Sebagaimana yang telah disebutkan sebelumnya, bahwa setelah Baghdad jatuh ke tangan Tatar, Mesir mempunyai andil besar dalam melestarikan sunnah. Raja-raja Mesir sangat antusias dan apresiasif dengan ilmu pengetahuan. Sehingga di sana banyak didirikan lembaga-lembaga (universitas) modern. Pada saat itulah orang Mesir banyak yang menjadi hafidh. Mereka fokus pada masalah sanad dan kesahihan hadits. Pada saat itu banyak muncul kitab-kitab yang berkaitan dengan hadits. Keadaan ini berlangsung mulai awal abad ketiga sampai awal abad kesepuluh Hijriyah.

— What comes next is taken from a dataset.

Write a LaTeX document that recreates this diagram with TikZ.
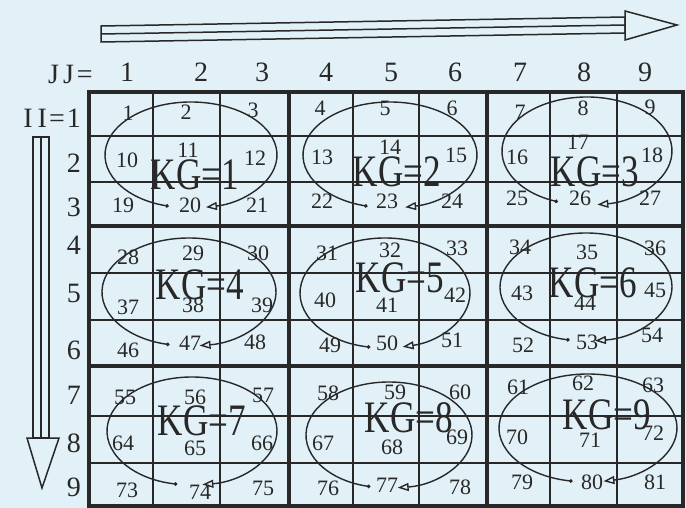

Pada awal abad kesepuluh hijriyah, tepatnya setelah Mamalik al-Barjiyyah berakhir, apresiasi terhadap ilmu pengetahuan mulai menurun juga, kemudian sedikit demi sedikit ilmu pengetahuan berevolusi ke India yang sangat cinta terhadap hadits dan ulumuhu sehingga hadits dan ulumuhu bisa kita nikmati sampai sekarang ini.
Peran India dalam Melestarikan Sunnah
India mempunyai andil besar dalam melestarikan sunnah dan ulumuhu – yaitu setelah orang-orang India sebelum pengertengahan abad kesepuluh hijriyah, berpaling ke ilmu-ilmu nahdariyyah dan hukum-hukum fiqih semata – maka mulai saat itu, orang India punya komitmen tinggi untuk mempelajari hadits dan ulumuhu, terutama pada masalah periwatan dan kritik sanad.
Pada saat itu, yaitu pada pertengahan abad kesepuluh hijriyah, ulama India banyak sekali menghasilkan karya-karya yang sangat berarti. seperti syarah-syarah hadits, dan ta'liqat. Di samping itu juga, ulama India banyak sekali menghasilkan kitab tentang hadits dan ulumuhu, seperti kitab kritik sanad atau Rijal al-Hadits, bayan 'Ilal al-Hadits dan Syarh al-Atsar serta masih banyak lagi karangan mereka terutama disiplin ilmu yang berkaitan dengan hadits.
Yang paling menakjubkan adalah, bahwa mereka (ulama India), tidak terpengaruh dengan peradaban barat. Bahkan mereka bertambah konsisten dan fanatik dengan sunnah. Banyak sekali ulama India mengarang kitab yang menolak pendeta dan orientalis. Di samping itu juga, India punya tradisi ilmiah yang bagus, sehingga sering sekali mereka membuat forum-forum ilmiah untuk berdebat dengan orientalis. Karena kesungguhan dan kecerdasan mereka banyak para pendeta dan orintalis yang meninggalkan forum ilmiah tersebut sebelum acara berakhir.
Kenyataan tersebut membuktikan bahwa perhatian meraka terhadap sunnah dan penyebarannya sangat besar. Ulama India banyak juga yang diutus ke eropa kemudia di sana mereka menerbitkan kitab-kita hadits seperti yang dilakukan oleh Doktor as-Sayyid Mu'azhzham Husain, yang menimba ilmunya di Universitas Oxford kemudian menerbitkan kitab yang berjudul "Ma'rifah Ulum al-Hadits" karya Hakim Abi Abdillah al-Naisaburi. Dalam kitab tersebut dia memberikan pengantar yang sangat agung serta menyertakan biografi penulis. Dan masih banyak lagi-lagi kontribusi ulama India dalam pematangan hadits.
Komentar
tidak dapat dipungkiri, india merupukan Negara yang sangat berjasa dalam mengembangkan hadits dan ulumuhu. Hal ini dapat kita lihat dari banyaknya kontribusi ulama india dalam pengembangan hadits. Sebgaimana telah disebutkan sebelumnya bahwa ulama india sangat gigih mempelajari hadits.
Sejarah mencatat, pada pertengahan abad kesepuluh hijrah ulama india sangat tekun mempelajari hadits, ulumul hadits, meriwayatkan hadits, membahas riwayat tersebut mengkritiki sanad (Ash Shiddieqy, 1988: 126).